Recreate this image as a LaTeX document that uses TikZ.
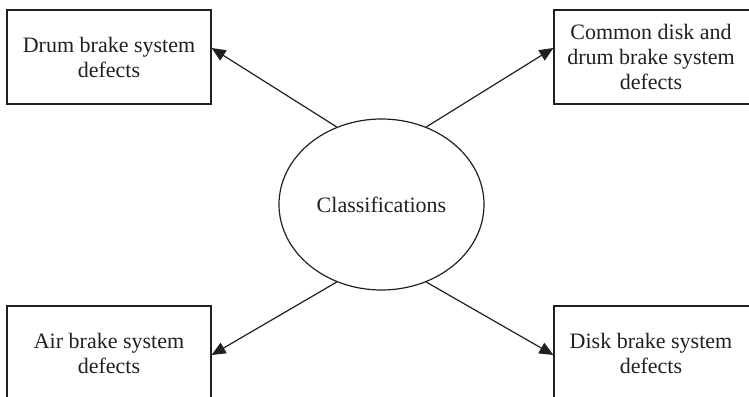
\documentclass[tikz,border=0pt]{standalone}
\usepackage{fontspec}
\setmainfont{Liberation Serif}
\usetikzlibrary{arrows.meta,shapes.geometric}
\definecolor{ink}{HTML}{231F20}
\begin{document}
\begin{tikzpicture}[x=1pt,y=-1pt,
  every node/.style={text=ink},
  box/.style={draw=ink,line width=1.2pt,minimum width=204pt,minimum height=94pt,
    align=center,inner sep=0pt,font=\fontsize{22}{25}\selectfont},
  hub/.style={draw=ink,line width=1.2pt,ellipse,minimum width=205pt,minimum height=171pt,
    inner sep=0pt,font=\fontsize{22}{25}\selectfont},
  link/.style={draw=ink,line width=1.2pt,-{Triangle[length=14pt,width=12pt]}}]
\useasboundingbox (0,0) rectangle (749,396);
\clip (0,0) rectangle (749,396);
\node[hub] (cls) at (381.5,204.5) {Classifications};
\node[box] (drum) at (109,57) {Drum brake system\\defects};
\node[box] (common) at (656,57) {\hspace*{-10pt}Common disk and\\\hspace*{-10pt}drum brake system\\\hspace*{-10pt}defects};
\node[box] (air) at (109,353) {Air brake system\\defects};
\node[box] (disk) at (656,353) {\hspace*{-10pt}Disk brake system\\\hspace*{-10pt}defects};
\draw[link] (cls.120) -- ([yshift=9pt]drum.east);
\draw[link] (cls.60) -- ([yshift=9pt]common.west);
\draw[link] (cls.240) -- ([yshift=-2pt]air.east);
\draw[link] (cls.300) -- ([yshift=-2pt]disk.west);
\end{tikzpicture}
\end{document}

Set task
Send back the data above word for word, with the pictures left out.

Response
Recreate this image as a LaTeX document that uses TikZ.
\documentclass[tikz,border=0pt]{standalone}
\usepackage{fontspec}
\setmainfont{Liberation Serif}
\usetikzlibrary{arrows.meta,shapes.geometric}
\definecolor{ink}{HTML}{231F20}
\begin{document}
\begin{tikzpicture}[x=1pt,y=-1pt,
  every node/.style={text=ink},
  box/.style={draw=ink,line width=1.2pt,minimum width=204pt,minimum height=94pt,
    align=center,inner sep=0pt,font=\fontsize{22}{25}\selectfont},
  hub/.style={draw=ink,line width=1.2pt,ellipse,minimum width=205pt,minimum height=171pt,
    inner sep=0pt,font=\fontsize{22}{25}\selectfont},
  link/.style={draw=ink,line width=1.2pt,-{Triangle[length=14pt,width=12pt]}}]
\useasboundingbox (0,0) rectangle (749,396);
\clip (0,0) rectangle (749,396);
\node[hub] (cls) at (381.5,204.5) {Classifications};
\node[box] (drum) at (109,57) {Drum brake system\\defects};
\node[box] (common) at (656,57) {\hspace*{-10pt}Common disk and\\\hspace*{-10pt}drum brake system\\\hspace*{-10pt}defects};
\node[box] (air) at (109,353) {Air brake system\\defects};
\node[box] (disk) at (656,353) {\hspace*{-10pt}Disk brake system\\\hspace*{-10pt}defects};
\draw[link] (cls.120) -- ([yshift=9pt]drum.east);
\draw[link] (cls.60) -- ([yshift=9pt]common.west);
\draw[link] (cls.240) -- ([yshift=-2pt]air.east);
\draw[link] (cls.300) -- ([yshift=-2pt]disk.west);
\end{tikzpicture}
\end{document}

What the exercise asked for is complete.